Scouting the Low-Tide Coasts of Libaong

My view while sketching
The Amarela Resort main house
I went back again to Amarela after 2 years of absence.  This time I had my sister and niece in tow, and the trip is purely leisure.  I planned day 1 for exploration of the resort, for my companions.  My niece donned on her swimsuit and swam at the pool while my sister lounged at the deck area. I spent half of the day sketching but when it was nearing sunset, I went down into the beach to witness the Bohol low tide. A little Boholano lesson: they call low tide as hunasan and high tide, taob
The more secluded wing of Amarela
The far view of extended beach
Exposed grass beds
The sandy beach at Libaong, Panglao is white but not as wide and granules not as fine as in Boracay.  But I would prefer Libaong's pristine and unexploited state anytime over Bora.  The beach is partly developed but much more quiet. And at hunasan, the sandy grass beds adjacent to the beach become exposed upto 50 meters off the coast.  At this time a few residents get out into the exposed beds and explore what they could collect like small fishes, shells, clams etc. It was quaint and rural.
Locals walk the edge of the hunasan coast collecting shellfish 

Crab hole
The Libaong coast is full of sea grass
I myself was tempted to step into the expanded beach area to see what is hidden under water in the daytime. At hunasan, an extended white beach is revealed, trapping a few fishes and invertebrates in shallow sea water pools.  Personally I could see small butterfly fishes and damsels stranded along with sea urchins. Starfishes and crabs also abound, creating weird shapes and patterns into the fine white sand. 
There were numerous holes made by crabs and other creatures
Sky turning into orange and purple
Exposed starfish
The sunset was enchanting eventhough you can't physically see the sun going down into the horizon.  At this point the bluish sky turned warm with orange and purple hues. Even the slightest ripple in the white sand was casting very long shadows, creating a contrast of dark and light. I would have stayed longer if only that moment would not have been too fleeting. Eventually the ephemeral low-tide beach was slowly eaten up by the impending darkness of dusk and eventually night time. In the morning, the blanket of darkness will be lifted, but taob would have already eaten up the whatever was previously exposed by hunasan.  The extended hunasan coast would be already under water, to be enjoyed again by its usual sea residents.  

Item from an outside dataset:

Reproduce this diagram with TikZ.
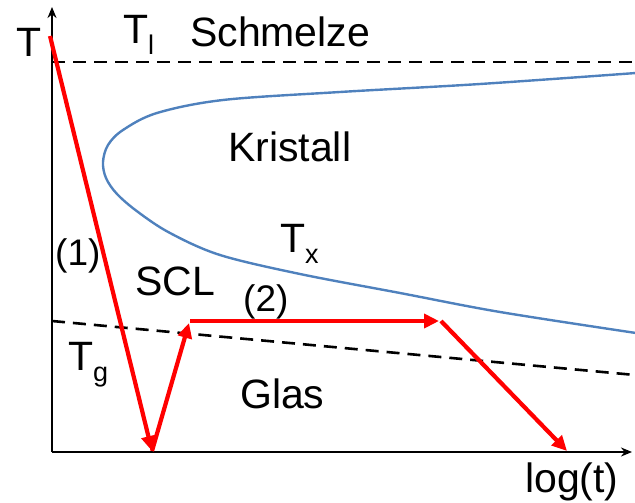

The lush silhouette against the warm sky
The next day, there was even something out of the usual that broke the countryside calmness.  Some excursionists, staying beside Amarela resort, brought along their portable karaoke machine and shouted tunes out loud on top of their lungs.   The serenity posted by the calm hunasan landscape the previous afternoon was long gone.  Its echoes were further wiped out by the shrieks and the amplified noise created by these urban visitors.  It was a good thing I scheduled our Bohol sightseeing that day as we were gone practically the whole of the morning and the rest of the afternoon.  But when we arrived the group was still not tired hearing their exasperating voices, completely ruining that afternoon's hunasan.  And when they finally got tired, it was already too dark to enjoy the same warm atmosphere painted by the previous day's low tide.   It was a shame not to see the hunasan coast once more.  But at least its memories and the pictures would linger in my mind and in my sister's cam's memory card.   

On a bad note, I dropped my camera at the start of the trip, but my sister had her instamatic with her.  Good thing or else we did not have any pictures to cherish and share.